De la nada, y para hacer daño, reapareció el hombre que mayor vergüenza le ha generado a nuestra administración de justicia y quien convirtió a la Fiscalía General de la Nación en un garito de corrupción y persecución política, Eduardo Montealegre Lynett.
A través de una entrevista con una de las más enconadas antiuribistas, la señora María Jimena Duzán, Montealegre desahogó todas sus frustraciones y resentimientos.
Parecía un desquiciado disparando con una escopeta contra todo y contra todos, especialmente al presidente Uribe, a quien acusó -sin mostrar una sola prueba- de ser un criminal de guerra.
Desde hace más de un año, junto a su amanuense Jorge Fernando Perdomo, anunció que iría a la Corte Penal Internacional a denunciar al expresidente. Ahora, dice que lo hará -cuando tenga tiempo- ante la Corte Suprema de Justicia.
Ojalá lo haga para que se vea obligado a asumir las consecuencias penales de una falsa denuncia.
Nada de lo que Montealegre le achaca al presidente Uribe Vélez es cierto. Con documentos y hechos plenamente difundidos, las imputaciones de quien pasará a la historia como el Fiscal General de los montajes quedan totalmente desvirtuadas.
En los años 90, cuando guerrillas y paramilitares hacían de las suyas en nuestro país, Álvaro Uribe ejercía como gobernador de Antioquia. Al final de su mandato, en octubre de 1997, ocurrió la masacre del Aro a manos de estructuras paramilitares. 15 campesinos fueron brutalmente asesinados.
El entonces gobernador Uribe, como recientemente lo recordó a través de evidencias y documentos la activista del uribismo Marión Vásquez, acudió a instancias internacionales para denunciar ese acto de barbarie.

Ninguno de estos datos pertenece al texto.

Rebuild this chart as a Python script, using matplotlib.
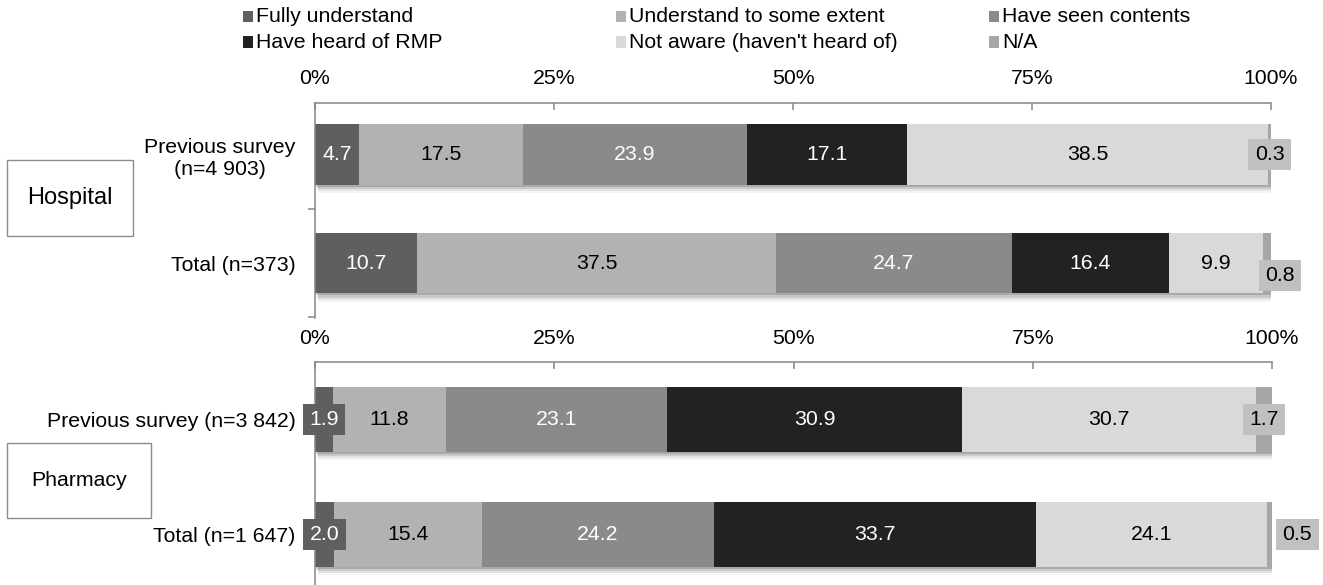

Golpeó a las puertas del Comité Internacional de la Cruz Roja, la ONU, la OEA y hasta la ONG Amnistía Internacional.
Los enemigos de Uribe han llegado al extremo inaudito de decir que mientras ocurría la masacre, él -Uribe- sobrevolaba la región en el helicóptero de la gobernación para supervisar la acción delictiva de los paramilitares.
Basta con revisar la bitácora de vuelos del helicóptero para desmontar esa rocambolesca y temeraria acusación.
Los hechos del Aro tuvieron lugar el 22 de octubre de 1997. El día anterior, el helicóptero realizó un vuelo entre Medellín, Tarso, Andes y otros municipios. Sus pasajeros fueron el entonces gobernador Uribe, su comitiva y una delegación de la OEA.
El día de la masacre, el helicóptero no realizó ningún viaje y solo volvió a volar el 24, cuando llevó a los funcionarios de la OEA a los municipios de Remedios y Segovia.
Si algo ha caracterizado al presidente Uribe a lo largo de su carrera política es, precisamente, su repudio a la ilegalidad. Él, a diferencia de muchos -casi todos- dirigentes de su época, ha rechazado tajantemente la violencia ya sea de izquierda o de derecha y aquello quedó plasmado en su política de seguridad democrática, en la que se hizo una exaltación de la legalidad y un repudio irreductible a cualquier manifestación de inseguridad sin importar si ésta emanaba de la guerrilla, los paramilitares, las denominadas Bacrim o la delincuencia común.
Y esa verticalidad, que ha estado acompañada de un discurso contundente contra la extrema izquierda – que justifica y perdona los crímenes de la guerrilla- es la que alimenta la ira y la acritud del exfiscal, un sujeto sinuoso, gris, acomplejado y evidentemente desesperado por volver a figurar.
Pero difícilmente Montealegre podrá limpiar su imagen. El país jamás olvidará sus montajes, las despiadadas persecuciones que desató desde la fiscalía, la corrupción que promovió en esa institución, los contratos de papel que celebró con Natalia Springer y los desmanes en que incurrió su segundón Perdomo, entre muchas otras irregularidades.
Los ataques arteros de ese sujeto no mancillan el honor del expresidente, el cual se mantiene incólume. Un día le oí decir al propio Uribe una frase que encaja perfectamente para explicar esta situación: uno recibe la patada, dependiendo del burro de donde viene.